— BEGIN —

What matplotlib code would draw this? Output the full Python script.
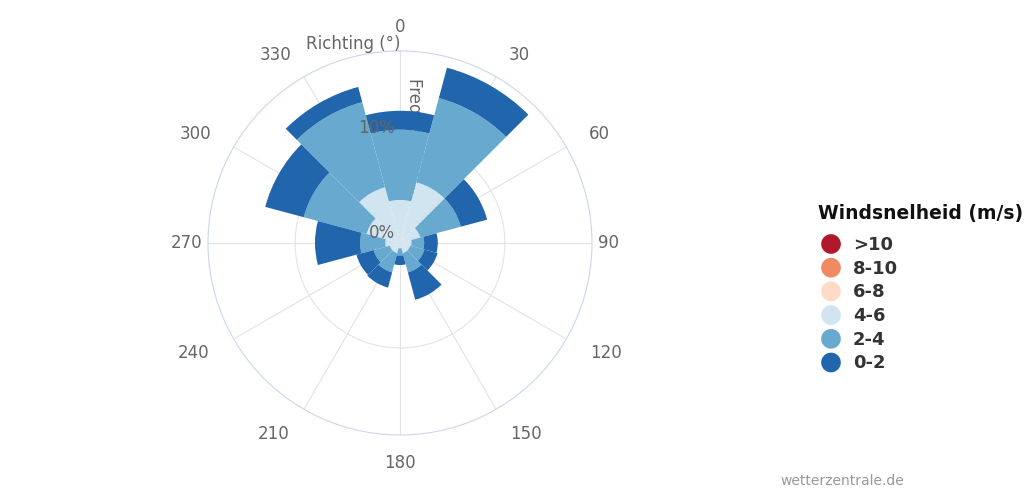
import matplotlib.pyplot as plt
import numpy as np

# wind rose: frequency (%) per direction, stacked by wind speed class
directions = [0, 30, 60, 90, 120, 150, 180, 210, 240, 270, 300, 330]
speed_labels = ['>10', '8-10', '6-8', '4-6', '2-4', '0-2']
speed_colors = ['#b2182b', '#ef8a62', '#fddbc7', '#d1e5f0', '#67a9cf', '#2166ac']

freq_gt10 = [0, 0, 0, 0, 0, 0, 0, 0, 0, 0, 0, 0]
freq_8_10 = [0, 0, 0, 0, 0, 0, 0, 0, 0, 0, 0, 0]
freq_6_8 = [0.1, 0.6, 0, 0, 0, 0, 0, 0, 0, 0, 0, 0.1]
freq_4_6 = [4.0, 5.4, 2.0, 1.1, 1.0, 1.0, 0.5, 1.0, 1.0, 1.4, 3.3, 5.4]
freq_2_4 = [6.7, 8.3, 4.0, 1.2, 1.4, 1.9, 0.7, 1.9, 1.6, 2.4, 6.2, 8.4]
freq_0_2 = [1.8, 3.0, 2.6, 1.3, 1.3, 2.7, 0.9, 1.5, 1.7, 4.3, 3.8, 1.5]

series = [freq_gt10, freq_8_10, freq_6_8, freq_4_6, freq_2_4, freq_0_2]

W, H = 1024, 495
fig = plt.figure(figsize=(W / 100, H / 100), dpi=100)
cx, cy, R = 400, 243, 192
ax = fig.add_axes([(cx - R) / W, (H - cy - R) / H, 2 * R / W, 2 * R / H], projection='polar')
ax.set_theta_zero_location('N')
ax.set_theta_direction(-1)
rmax = 18.3
ax.set_ylim(0, rmax)

theta = np.deg2rad(directions)
width = np.deg2rad(30)
bottom = np.zeros(len(directions))
for vals, col in zip(series, speed_colors):
    v = np.array(vals, float)
    ax.bar(theta, v, width=width, bottom=bottom, color=col, linewidth=0, zorder=3)
    bottom += v

ax.set_xticks(theta)
ax.set_xticklabels([])
ax.set_yticks([10])
ax.set_yticklabels([])
ax.grid(True, color='#e3e3e3', linewidth=0.8)
ax.set_axisbelow(True)
ax.spines['polar'].set_color('#ccd6eb')
ax.spines['polar'].set_linewidth(0.8)

grey = '#666666'
px = rmax / R  # data units per pixel
for d in directions:
    t = np.deg2rad(d)
    s, c = np.sin(t), np.cos(t)
    off = (28 - 4 * max(c, 0)) if abs(c) > 0.1 else 6
    ha = 'left' if s > 0.3 else ('right' if s < -0.3 else 'center')
    ax.text(t, rmax + off * px, str(d), ha=ha, va='center', color=grey,
            fontsize=12, clip_on=False)

ax.annotate('Richting (°)', xy=(0, rmax), xytext=(0, 7), textcoords='offset pixels',
            ha='right', va='center', color=grey, fontsize=12, zorder=5)
for r in [0, 10]:
    ax.annotate(f'{r}%', xy=(0, r), xytext=(-5, 10), textcoords='offset pixels',
                ha='right', va='center', color=grey, fontsize=12, zorder=5)
# y axis title, mostly hidden behind the north bar
ax.annotate('Frequentie (%)', xy=(414, H - 78), xycoords='figure pixels', rotation=270,
            ha='center', va='top', color=grey, fontsize=12, zorder=1)

# legend
lax = fig.add_axes([0, 0, 1, 1], zorder=5)
lax.set_xlim(0, W)
lax.set_ylim(H, 0)
lax.axis('off')
lax.text(818, 213, 'Windsnelheid (m/s)', fontsize=13.5, fontweight='bold', color='#111111',
         ha='left', va='center')
for i, (lab, col) in enumerate(zip(speed_labels, speed_colors)):
    y = 244 + i * 23.7
    lax.scatter([831], [y], s=200, color=col, edgecolors='none')
    lax.text(853, y + 1, lab, fontsize=13, fontweight='bold', color='#333333',
             ha='left', va='center')

fig.text(780 / W, 1 - 481 / H, 'wetterzentrale.de', fontsize=10, color='#999999',
         ha='left', va='center')

fig.savefig('out.png', dpi=100)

— END —

Reproduce all of the data exactly, omitting each picture it holds.

Exercise result:
What matplotlib code would draw this? Output the full Python script.
import matplotlib.pyplot as plt
import numpy as np

# wind rose: frequency (%) per direction, stacked by wind speed class
directions = [0, 30, 60, 90, 120, 150, 180, 210, 240, 270, 300, 330]
speed_labels = ['>10', '8-10', '6-8', '4-6', '2-4', '0-2']
speed_colors = ['#b2182b', '#ef8a62', '#fddbc7', '#d1e5f0', '#67a9cf', '#2166ac']

freq_gt10 = [0, 0, 0, 0, 0, 0, 0, 0, 0, 0, 0, 0]
freq_8_10 = [0, 0, 0, 0, 0, 0, 0, 0, 0, 0, 0, 0]
freq_6_8 = [0.1, 0.6, 0, 0, 0, 0, 0, 0, 0, 0, 0, 0.1]
freq_4_6 = [4.0, 5.4, 2.0, 1.1, 1.0, 1.0, 0.5, 1.0, 1.0, 1.4, 3.3, 5.4]
freq_2_4 = [6.7, 8.3, 4.0, 1.2, 1.4, 1.9, 0.7, 1.9, 1.6, 2.4, 6.2, 8.4]
freq_0_2 = [1.8, 3.0, 2.6, 1.3, 1.3, 2.7, 0.9, 1.5, 1.7, 4.3, 3.8, 1.5]

series = [freq_gt10, freq_8_10, freq_6_8, freq_4_6, freq_2_4, freq_0_2]

W, H = 1024, 495
fig = plt.figure(figsize=(W / 100, H / 100), dpi=100)
cx, cy, R = 400, 243, 192
ax = fig.add_axes([(cx - R) / W, (H - cy - R) / H, 2 * R / W, 2 * R / H], projection='polar')
ax.set_theta_zero_location('N')
ax.set_theta_direction(-1)
rmax = 18.3
ax.set_ylim(0, rmax)

theta = np.deg2rad(directions)
width = np.deg2rad(30)
bottom = np.zeros(len(directions))
for vals, col in zip(series, speed_colors):
    v = np.array(vals, float)
    ax.bar(theta, v, width=width, bottom=bottom, color=col, linewidth=0, zorder=3)
    bottom += v

ax.set_xticks(theta)
ax.set_xticklabels([])
ax.set_yticks([10])
ax.set_yticklabels([])
ax.grid(True, color='#e3e3e3', linewidth=0.8)
ax.set_axisbelow(True)
ax.spines['polar'].set_color('#ccd6eb')
ax.spines['polar'].set_linewidth(0.8)

grey = '#666666'
px = rmax / R  # data units per pixel
for d in directions:
    t = np.deg2rad(d)
    s, c = np.sin(t), np.cos(t)
    off = (28 - 4 * max(c, 0)) if abs(c) > 0.1 else 6
    ha = 'left' if s > 0.3 else ('right' if s < -0.3 else 'center')
    ax.text(t, rmax + off * px, str(d), ha=ha, va='center', color=grey,
            fontsize=12, clip_on=False)

ax.annotate('Richting (°)', xy=(0, rmax), xytext=(0, 7), textcoords='offset pixels',
            ha='right', va='center', color=grey, fontsize=12, zorder=5)
for r in [0, 10]:
    ax.annotate(f'{r}%', xy=(0, r), xytext=(-5, 10), textcoords='offset pixels',
                ha='right', va='center', color=grey, fontsize=12, zorder=5)
# y axis title, mostly hidden behind the north bar
ax.annotate('Frequentie (%)', xy=(414, H - 78), xycoords='figure pixels', rotation=270,
            ha='center', va='top', color=grey, fontsize=12, zorder=1)

# legend
lax = fig.add_axes([0, 0, 1, 1], zorder=5)
lax.set_xlim(0, W)
lax.set_ylim(H, 0)
lax.axis('off')
lax.text(818, 213, 'Windsnelheid (m/s)', fontsize=13.5, fontweight='bold', color='#111111',
         ha='left', va='center')
for i, (lab, col) in enumerate(zip(speed_labels, speed_colors)):
    y = 244 + i * 23.7
    lax.scatter([831], [y], s=200, color=col, edgecolors='none')
    lax.text(853, y + 1, lab, fontsize=13, fontweight='bold', color='#333333',
             ha='left', va='center')

fig.text(780 / W, 1 - 481 / H, 'wetterzentrale.de', fontsize=10, color='#999999',
         ha='left', va='center')

fig.savefig('out.png', dpi=100)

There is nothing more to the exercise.